The Income Tax Act: How the CRA Treats Crypto Compensation

The Canada Revenue Agency has issued clear guidance on how cryptocurrency compensation is treated for tax purposes. The governing provision is subsection 5(1) of the Income Tax Act, which provides that a taxpayer’s employment income includes “salary, wages and other remuneration.” This provision has been interpreted broadly to include digital assets.

CRA Official Guidance

"Where an employee receives digital currency as payment for salary or wages, the amount (computed in Canadian dollars) will be included in the employee’s income pursuant to subsection 5(1) of the Act." — Canada Revenue Agency

 

In practice, this means:

  • The fair market value of Bitcoin at the time it is received is included in the employee’s taxable income for that year.
  • The employer remains responsible for calculating and remitting source deductions — income tax, CPP contributions, and EI premiums — based on the dollar equivalent of the Bitcoin transferred.
  • The employee’s cost basis for the Bitcoin is established at the fair market value on the date of receipt. This matters for capital gains calculations if the employee later sells or transfers their Bitcoin.
  • Know Your Customer (KYC) verification for all clients — in a BSP context, this means identity verification for each enrolled employee
  • Know Your Business (KYB) verification for employer clients
  • Ongoing transaction monitoring for suspicious activity
  • Suspicious Transaction Reports (STRs) filed with FINTRAC when required
  • Record-keeping obligations for all transactions

 

When an employee uses a qualified BSP provider, the dollar-equivalent value is calculated at the time of conversion, and source deductions are calculated on that basis. The employer continues to remit deductions in dollars through normal payroll processes. The complexity of the conversion is handled by the provider.

 

Employer Obligations Under the Income Tax Act

Employers who offer Bitcoin compensation through a payroll benefit retain the same obligations they have for any other form of employment income:

Employer tax obligations for Bitcoin payroll

Income tax withholding

Calculated on the CAD fair market value of Bitcoin at time of transfer

CPP contributions

Required on employment income including Bitcoin compensation

EI premiums

Required on insurable earnings including Bitcoin compensation

T4 reporting

Bitcoin compensation reported as employment income on T4 slips

Record keeping

Documentation of conversion rates, dates, and amounts for each pay period

 

A qualified BSP provider handles the calculation and documentation layer, providing employers with the records needed for CRA compliance. The employer’s role is the same as it is for any other payroll deduction — review, approve, and remit.

 

FINTRAC: What It Requires and Why It Matters

The Financial Transactions and Reports Analysis Centre of Canada (FINTRAC) is Canada’s financial intelligence unit and anti-money laundering regulator. FINTRAC requires businesses that deal in virtual currencies — including companies that convert fiat to Bitcoin for payroll purposes — to register as Money Services Businesses (MSBs).

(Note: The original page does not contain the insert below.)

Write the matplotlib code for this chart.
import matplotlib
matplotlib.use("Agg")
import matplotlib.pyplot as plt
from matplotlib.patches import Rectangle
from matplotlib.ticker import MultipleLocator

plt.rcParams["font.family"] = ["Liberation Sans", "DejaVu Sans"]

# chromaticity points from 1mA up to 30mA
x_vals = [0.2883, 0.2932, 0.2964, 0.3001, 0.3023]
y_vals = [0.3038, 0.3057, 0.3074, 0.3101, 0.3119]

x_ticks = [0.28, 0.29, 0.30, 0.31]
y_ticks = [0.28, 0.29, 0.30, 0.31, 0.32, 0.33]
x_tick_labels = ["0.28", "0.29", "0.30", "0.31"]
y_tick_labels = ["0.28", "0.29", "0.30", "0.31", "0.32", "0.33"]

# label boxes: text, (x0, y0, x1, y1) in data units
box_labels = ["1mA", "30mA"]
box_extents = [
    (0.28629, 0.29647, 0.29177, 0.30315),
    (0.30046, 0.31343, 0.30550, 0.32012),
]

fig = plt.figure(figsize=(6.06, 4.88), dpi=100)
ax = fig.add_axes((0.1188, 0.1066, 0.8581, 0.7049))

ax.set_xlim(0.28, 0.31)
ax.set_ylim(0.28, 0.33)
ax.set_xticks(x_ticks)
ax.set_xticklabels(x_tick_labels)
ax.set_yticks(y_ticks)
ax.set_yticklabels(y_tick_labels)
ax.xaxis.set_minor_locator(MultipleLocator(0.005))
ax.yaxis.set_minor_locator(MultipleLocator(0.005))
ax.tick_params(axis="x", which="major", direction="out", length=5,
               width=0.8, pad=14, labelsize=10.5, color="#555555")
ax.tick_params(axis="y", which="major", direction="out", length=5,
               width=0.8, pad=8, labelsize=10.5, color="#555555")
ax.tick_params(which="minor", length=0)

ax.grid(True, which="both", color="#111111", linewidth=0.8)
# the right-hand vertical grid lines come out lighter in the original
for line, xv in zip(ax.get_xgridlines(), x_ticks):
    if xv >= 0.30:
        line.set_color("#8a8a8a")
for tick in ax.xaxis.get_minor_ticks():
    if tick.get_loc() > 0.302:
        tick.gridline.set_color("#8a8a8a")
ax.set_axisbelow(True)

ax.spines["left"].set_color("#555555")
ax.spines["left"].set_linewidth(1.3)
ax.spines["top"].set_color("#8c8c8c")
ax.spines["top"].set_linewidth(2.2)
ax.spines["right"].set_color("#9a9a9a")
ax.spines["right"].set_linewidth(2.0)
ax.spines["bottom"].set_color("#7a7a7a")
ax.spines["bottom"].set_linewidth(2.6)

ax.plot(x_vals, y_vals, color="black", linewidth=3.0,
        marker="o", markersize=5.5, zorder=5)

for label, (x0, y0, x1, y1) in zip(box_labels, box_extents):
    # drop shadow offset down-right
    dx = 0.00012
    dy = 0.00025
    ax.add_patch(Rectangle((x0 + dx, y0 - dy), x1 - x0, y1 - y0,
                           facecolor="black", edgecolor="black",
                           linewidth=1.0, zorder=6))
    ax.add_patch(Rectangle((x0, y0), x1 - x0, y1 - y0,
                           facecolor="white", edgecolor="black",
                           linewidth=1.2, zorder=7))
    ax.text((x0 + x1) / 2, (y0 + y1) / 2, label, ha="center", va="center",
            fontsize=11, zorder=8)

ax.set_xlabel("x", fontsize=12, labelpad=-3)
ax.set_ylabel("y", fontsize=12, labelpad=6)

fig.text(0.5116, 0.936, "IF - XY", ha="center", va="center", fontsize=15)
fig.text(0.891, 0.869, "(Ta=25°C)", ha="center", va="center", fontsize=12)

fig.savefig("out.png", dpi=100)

MSB registration requires compliance with Canada’s Anti-Money Laundering and Anti-Terrorist Financing (AML/ATF) regime, which includes:

 

Block Rewards is a registered FINTRAC MSB. This means the full KYC/KYB process, AML monitoring, and FINTRAC reporting obligations are handled by Block Rewards — not by the employer. HR teams do not take on new compliance obligations beyond what already exists in their standard payroll processes.

What to Verify

Before signing with any BSP provider, confirm their FINTRAC MSB registration number and verify it on the public FINTRAC registry at fintrac-canafe.gc.ca. This is a non-negotiable compliance check.

 

The CSA and Canadian Securities Regulators

The Canadian Securities Administrators (CSA) have issued Staff Notice 21-330, which provides guidance on crypto asset trading platforms and their obligations. For employers offering BSP as a payroll benefit — rather than a trading or investment platform — the primary regulatory touchpoints are FINTRAC (AML compliance) and the CRA (tax), rather than securities regulation.

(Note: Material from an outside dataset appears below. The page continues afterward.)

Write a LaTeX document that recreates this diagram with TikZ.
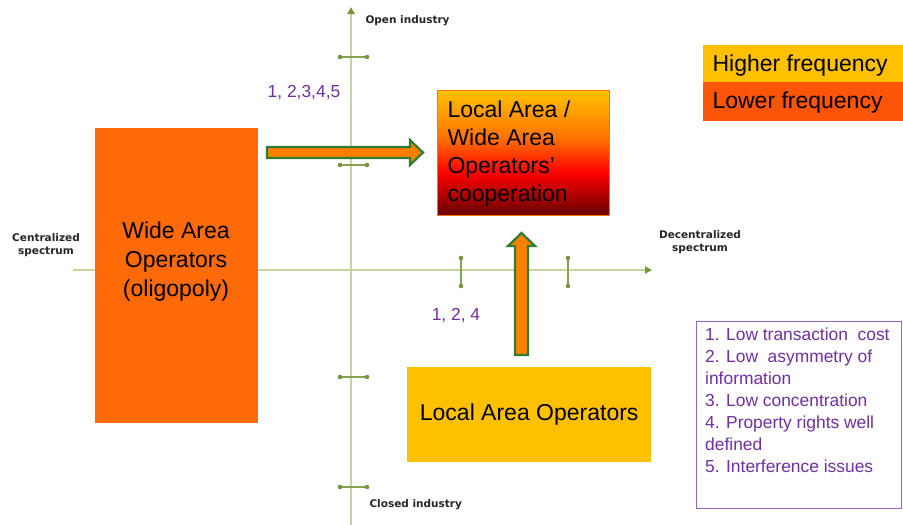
\documentclass[tikz,border=0pt]{standalone}
\usepackage{fontspec}
\setmainfont{Liberation Sans}
\newfontfamily\axisfont{DejaVu Sans}
\usetikzlibrary{arrows.meta}
\definecolor{axisgreen}{HTML}{C4D79B}
\definecolor{tickgreen}{HTML}{77933C}
\definecolor{widebox}{HTML}{FF6A08}
\definecolor{lowbox}{HTML}{FC5508}
\definecolor{goldbox}{HTML}{FFC000}
\definecolor{arrowfill}{HTML}{FF7F00}
\definecolor{arrowedge}{HTML}{2E7D32}
\definecolor{numpurple}{HTML}{7030A0}
\definecolor{boxpurple}{HTML}{9966CC}
\pgfdeclareverticalshading{coopshade}{100bp}{rgb(0bp)=(0.40,0,0); rgb(25bp)=(0.40,0,0); rgb(42bp)=(1,0,0); rgb(56bp)=(1,0.45,0); rgb(75bp)=(1,0.76,0); rgb(100bp)=(1,0.76,0)}
\tikzset{
  axisline/.style={draw=axisgreen, line width=1.8pt, -{Triangle[length=7pt,width=7pt,color=tickgreen]}},
  tickline/.style={draw=tickgreen!80!axisgreen, line width=1.3pt},
  tickdot/.style={fill=tickgreen},
  axislabel/.style={font=\axisfont\bfseries\fontsize{10.5}{13}\selectfont, align=center, text=black!85},
  bigbox/.style={rectangle, anchor=north west, inner sep=0pt},
  bigtext/.style={font=\fontsize{23}{28}\selectfont, align=center},
  numlabel/.style={font=\fontsize{17.4}{22}\selectfont, text=numpurple},
  blockarrow/.style={fill=arrowfill, draw=arrowedge, line width=2.2pt, line join=miter},
}
\begin{document}
\begin{tikzpicture}[x=1pt,y=-1pt]
\useasboundingbox[fill=white] (0,0) rectangle (903,525);
% axes
\coordinate (vbot) at (351,525);
\coordinate (vtop) at (351,7);
\coordinate (hleft) at (73,270);
\coordinate (hright) at (652,270);
\draw[axisline] (vbot) -- (vtop);
\draw[axisline] (hleft) -- (hright);
% ticks
\foreach \yy/\nm in {57/a,165/b,377/c,487/d}{
  \coordinate (t\nm1) at (340,\yy);
  \coordinate (t\nm2) at (367,\yy);
  \draw[tickline] (t\nm1) -- (t\nm2);
  \fill[tickdot] (t\nm1) circle (2.3pt) (t\nm2) circle (2.3pt);
}
\foreach \xx/\nm in {461/e,568/f}{
  \coordinate (t\nm1) at (\xx,258);
  \coordinate (t\nm2) at (\xx,286);
  \draw[tickline] (t\nm1) -- (t\nm2);
  \fill[tickdot] (t\nm1) circle (2.3pt) (t\nm2) circle (2.3pt);
}
% axis labels
\node[axislabel, anchor=west] (open) at (362,21) {Open industry};
\node[axislabel, anchor=west] (closed) at (366,505) {Closed industry};
\node[axislabel] (central) at (46,245.5) {Centralized\\spectrum};
\node[axislabel] (decentral) at (700,242.5) {Decentralized\\spectrum};
% wide area box
\node[bigbox, fill=widebox, minimum width=163pt, minimum height=295pt] (wide) at (95,128) {};
\node[bigtext, font=\fontsize{23}{29}\selectfont] (widetxt) at (176,262) {Wide Area\\Operators\\(oligopoly)};
% cooperation box
\node[bigbox, minimum width=172pt, minimum height=125pt] (coop) at (437,90) {};
\shade[shading=coopshade] (coop.north west) rectangle (coop.south east);
\draw[draw=orange!90!red, line width=0.6pt] (coop.north west) rectangle (coop.south east);
\node[bigtext, align=left, anchor=west] (cooptxt) at (444,154) {Local Area /\\Wide Area\\Operators’\\cooperation};
% local area box
\node[bigbox, fill=goldbox, minimum width=244pt, minimum height=95pt] (local) at (407,367) {};
\node[bigtext] (localtxt) at (local.center) {Local Area Operators};
% legend
\node[bigbox, fill=goldbox, minimum width=200pt, minimum height=37pt] (hi) at (703,45) {};
\node[bigbox, fill=lowbox, minimum width=200pt, minimum height=39pt] (lo) at (703,82) {};
\node[bigtext, anchor=west] (hitxt) at (709,66) {Higher frequency};
\node[bigtext, anchor=west] (lotxt) at (709,103) {Lower frequency};
% block arrows
\draw[blockarrow] (267,147) -- (410,147) -- (410,140) -- (423,152.5) -- (410,165) -- (410,158) -- (267,158) -- cycle;
\draw[blockarrow] (515,355) -- (515,246) -- (508,246) -- (521.5,233) -- (535,246) -- (528,246) -- (528,355) -- cycle;
% number labels
\node[numlabel] (lab1) at (304,93) {1, 2,3,4,5};
\node[numlabel] (lab2) at (456,316) {1, 2, 4};
% criteria box
\node[bigbox, draw=boxpurple, line width=1.2pt, minimum width=205pt, minimum height=187pt] (crit) at (696,321) {};
\node[numlabel, anchor=north west, align=left, inner sep=0pt] (crittxt) at (705,328) {1. Low transaction\ \ cost\\2. Low\ \ asymmetry of\\information\\3. Low concentration\\4. Property rights\ well\\defined\\5. Interference issues};
\end{tikzpicture}
\end{document}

However, employers should ensure their BSP provider has reviewed the applicable securities guidance for the jurisdictions in which they operate, and can confirm that their model is structured to fall within the payroll benefit framework rather than as a securities offering.

 

The CARF Reporting Framework

The Crypto-Asset Reporting Framework (CARF) — developed by the OECD and adopted in Canada — took effect in January 2026, with first filings due in 2027. CARF requires reporting service providers (RSPs) that facilitate crypto-asset transactions to collect and report information on users and transactions to tax authorities.

A qualified BSP provider will have assessed their CARF obligations and built the necessary reporting infrastructure. Employers should confirm this with any provider they evaluate.

 

Employee Tax Considerations

Beyond the employer’s obligations, employees receiving Bitcoin compensation should understand their own tax position:

Income recognition

The CAD fair market value of Bitcoin received as compensation is taxable employment income in the year received — regardless of whether the employee sells the Bitcoin or holds it. This is a common point of confusion: employees sometimes assume Bitcoin isn’t taxable until they sell it. That is not the case for compensation income.

Capital gains on disposal

When an employee later sells, transfers, or spends their Bitcoin, they may realize a capital gain or loss based on the difference between the proceeds and their cost basis (the fair market value at the time they received it as compensation). The taxable portion of a capital gain in Canada is the inclusion rate multiplied by the gain.

Record keeping

Employees should retain records of the fair market value of Bitcoin received each pay period, as this establishes their cost basis for future disposals. A qualified BSP provider will provide transaction records that document this information.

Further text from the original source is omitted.